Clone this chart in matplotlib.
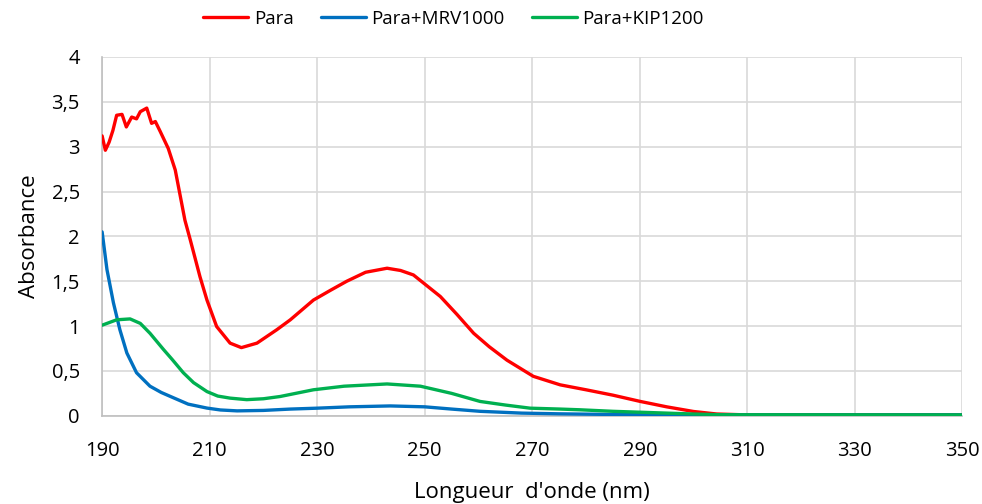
import matplotlib
matplotlib.use("Agg")
import matplotlib.pyplot as plt
from matplotlib.ticker import FuncFormatter, MultipleLocator

plt.rcParams['font.family'] = ['Open Sans', 'DejaVu Sans']

# UV absorbance spectra
para_nm = [190.0, 190.6, 191.3, 192.0, 192.7, 193.7, 194.5, 195.5, 196.4, 197.1,
           198.3, 199.2, 199.9, 200.8, 202.3, 203.6, 205.4, 206.4, 208.2, 209.5,
           211.3, 213.8, 215.9, 218.8, 222.5, 225.0, 229.3, 232.5, 235.5, 239.0,
           243.0, 245.5, 247.9, 252.9, 256.0, 259.1, 262.0, 265.3, 270.2, 275.2,
           280.0, 285.0, 290.1, 295.0, 300.0, 304.3, 310.0, 350.0]
para_abs = [3.12, 2.96, 3.05, 3.18, 3.35, 3.36, 3.22, 3.33, 3.31, 3.39,
            3.43, 3.26, 3.28, 3.17, 2.98, 2.74, 2.18, 1.96, 1.55, 1.29,
            0.995, 0.81, 0.76, 0.81, 0.96, 1.07, 1.29, 1.40, 1.50, 1.60,
            1.645, 1.62, 1.57, 1.33, 1.13, 0.92, 0.77, 0.62, 0.44, 0.345,
            0.29, 0.23, 0.16, 0.10, 0.048, 0.02, 0.01, 0.01]

mrv_nm = [190.0, 190.9, 192.1, 193.3, 194.6, 196.4, 198.9, 201.0, 203.3, 206.0,
          209.5, 212.0, 215.1, 220.0, 225.0, 230.0, 236.0, 243.6, 250.0, 255.0,
          260.3, 268.0, 275.0, 285.0, 300.0, 350.0]
mrv_abs = [2.05, 1.63, 1.26, 0.96, 0.70, 0.48, 0.33, 0.26, 0.20, 0.13,
           0.086, 0.065, 0.055, 0.06, 0.075, 0.085, 0.10, 0.11, 0.10, 0.075,
           0.05, 0.03, 0.022, 0.015, 0.01, 0.01]

kip_nm = [190.0, 192.7, 195.2, 197.1, 198.9, 201.4, 203.0, 205.1, 207.0, 209.5,
          211.5, 213.8, 216.9, 220.0, 223.1, 229.3, 235.0, 243.0, 249.2, 255.0,
          260.3, 265.0, 269.6, 275.2, 278.9, 285.0, 290.0, 300.0, 305.0, 350.0]
kip_abs = [1.01, 1.07, 1.08, 1.03, 0.92, 0.74, 0.63, 0.48, 0.37, 0.27,
           0.22, 0.197, 0.18, 0.19, 0.215, 0.29, 0.33, 0.355, 0.33, 0.25,
           0.16, 0.12, 0.085, 0.075, 0.067, 0.05, 0.04, 0.02, 0.012, 0.01]

x_ticks = [190, 210, 230, 250, 270, 290, 310, 330, 350]

series = [
    ("Para", para_nm, para_abs, "#ff0000"),
    ("Para+MRV1000", mrv_nm, mrv_abs, "#0070c0"),
    ("Para+KIP1200", kip_nm, kip_abs, "#00b050"),
]

fig = plt.figure(figsize=(9.82, 5.04), dpi=100)
ax = fig.add_axes([0.104, 0.175, 0.876, 0.712])

for label, x, y, c in series:
    ax.plot(x, y, color=c, lw=2.4, label=label, solid_capstyle="round",
            solid_joinstyle="round", zorder=3)

ax.set_xlim(190, 350)
ax.set_ylim(0, 4)
ax.set_xticks(x_ticks)
ax.yaxis.set_major_locator(MultipleLocator(0.5))
ax.yaxis.set_major_formatter(FuncFormatter(
    lambda v, p: ("%g" % v).replace(".", ",")))

ax.grid(True, color="#d9d9d9", lw=1.2, zorder=0)
for s in ["top", "right"]:
    ax.spines[s].set_visible(False)
for s in ["left", "bottom"]:
    ax.spines[s].set_color("#bfbfbf")
    ax.spines[s].set_linewidth(1.2)
ax.tick_params(length=0, labelsize=14.5, colors="#000000")
ax.tick_params(axis="x", pad=18)
ax.tick_params(axis="y", pad=16)

ax.set_xlabel("Longueur  d'onde (nm)", fontsize=16, labelpad=15)
ax.set_ylabel("Absorbance", fontsize=16, labelpad=8)

fig.legend(*ax.get_legend_handles_labels(), loc="center left",
           bbox_to_anchor=(203 / 982, 1 - 19 / 504), ncol=3, frameon=False,
           fontsize=13.5, handlelength=2.4, columnspacing=1.45,
           handletextpad=0.3, borderpad=0, borderaxespad=0)

fig.savefig("out.png", dpi=100)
************
• _WHAT TO PRODUCE_:
Repeat the lines above exactly, and keep every picture out.

• _EXERCISE SOLUTION_:
Clone this chart in matplotlib.
import matplotlib
matplotlib.use("Agg")
import matplotlib.pyplot as plt
from matplotlib.ticker import FuncFormatter, MultipleLocator

plt.rcParams['font.family'] = ['Open Sans', 'DejaVu Sans']

# UV absorbance spectra
para_nm = [190.0, 190.6, 191.3, 192.0, 192.7, 193.7, 194.5, 195.5, 196.4, 197.1,
           198.3, 199.2, 199.9, 200.8, 202.3, 203.6, 205.4, 206.4, 208.2, 209.5,
           211.3, 213.8, 215.9, 218.8, 222.5, 225.0, 229.3, 232.5, 235.5, 239.0,
           243.0, 245.5, 247.9, 252.9, 256.0, 259.1, 262.0, 265.3, 270.2, 275.2,
           280.0, 285.0, 290.1, 295.0, 300.0, 304.3, 310.0, 350.0]
para_abs = [3.12, 2.96, 3.05, 3.18, 3.35, 3.36, 3.22, 3.33, 3.31, 3.39,
            3.43, 3.26, 3.28, 3.17, 2.98, 2.74, 2.18, 1.96, 1.55, 1.29,
            0.995, 0.81, 0.76, 0.81, 0.96, 1.07, 1.29, 1.40, 1.50, 1.60,
            1.645, 1.62, 1.57, 1.33, 1.13, 0.92, 0.77, 0.62, 0.44, 0.345,
            0.29, 0.23, 0.16, 0.10, 0.048, 0.02, 0.01, 0.01]

mrv_nm = [190.0, 190.9, 192.1, 193.3, 194.6, 196.4, 198.9, 201.0, 203.3, 206.0,
          209.5, 212.0, 215.1, 220.0, 225.0, 230.0, 236.0, 243.6, 250.0, 255.0,
          260.3, 268.0, 275.0, 285.0, 300.0, 350.0]
mrv_abs = [2.05, 1.63, 1.26, 0.96, 0.70, 0.48, 0.33, 0.26, 0.20, 0.13,
           0.086, 0.065, 0.055, 0.06, 0.075, 0.085, 0.10, 0.11, 0.10, 0.075,
           0.05, 0.03, 0.022, 0.015, 0.01, 0.01]

kip_nm = [190.0, 192.7, 195.2, 197.1, 198.9, 201.4, 203.0, 205.1, 207.0, 209.5,
          211.5, 213.8, 216.9, 220.0, 223.1, 229.3, 235.0, 243.0, 249.2, 255.0,
          260.3, 265.0, 269.6, 275.2, 278.9, 285.0, 290.0, 300.0, 305.0, 350.0]
kip_abs = [1.01, 1.07, 1.08, 1.03, 0.92, 0.74, 0.63, 0.48, 0.37, 0.27,
           0.22, 0.197, 0.18, 0.19, 0.215, 0.29, 0.33, 0.355, 0.33, 0.25,
           0.16, 0.12, 0.085, 0.075, 0.067, 0.05, 0.04, 0.02, 0.012, 0.01]

x_ticks = [190, 210, 230, 250, 270, 290, 310, 330, 350]

series = [
    ("Para", para_nm, para_abs, "#ff0000"),
    ("Para+MRV1000", mrv_nm, mrv_abs, "#0070c0"),
    ("Para+KIP1200", kip_nm, kip_abs, "#00b050"),
]

fig = plt.figure(figsize=(9.82, 5.04), dpi=100)
ax = fig.add_axes([0.104, 0.175, 0.876, 0.712])

for label, x, y, c in series:
    ax.plot(x, y, color=c, lw=2.4, label=label, solid_capstyle="round",
            solid_joinstyle="round", zorder=3)

ax.set_xlim(190, 350)
ax.set_ylim(0, 4)
ax.set_xticks(x_ticks)
ax.yaxis.set_major_locator(MultipleLocator(0.5))
ax.yaxis.set_major_formatter(FuncFormatter(
    lambda v, p: ("%g" % v).replace(".", ",")))

ax.grid(True, color="#d9d9d9", lw=1.2, zorder=0)
for s in ["top", "right"]:
    ax.spines[s].set_visible(False)
for s in ["left", "bottom"]:
    ax.spines[s].set_color("#bfbfbf")
    ax.spines[s].set_linewidth(1.2)
ax.tick_params(length=0, labelsize=14.5, colors="#000000")
ax.tick_params(axis="x", pad=18)
ax.tick_params(axis="y", pad=16)

ax.set_xlabel("Longueur  d'onde (nm)", fontsize=16, labelpad=15)
ax.set_ylabel("Absorbance", fontsize=16, labelpad=8)

fig.legend(*ax.get_legend_handles_labels(), loc="center left",
           bbox_to_anchor=(203 / 982, 1 - 19 / 504), ncol=3, frameon=False,
           fontsize=13.5, handlelength=2.4, columnspacing=1.45,
           handletextpad=0.3, borderpad=0, borderaxespad=0)

fig.savefig("out.png", dpi=100)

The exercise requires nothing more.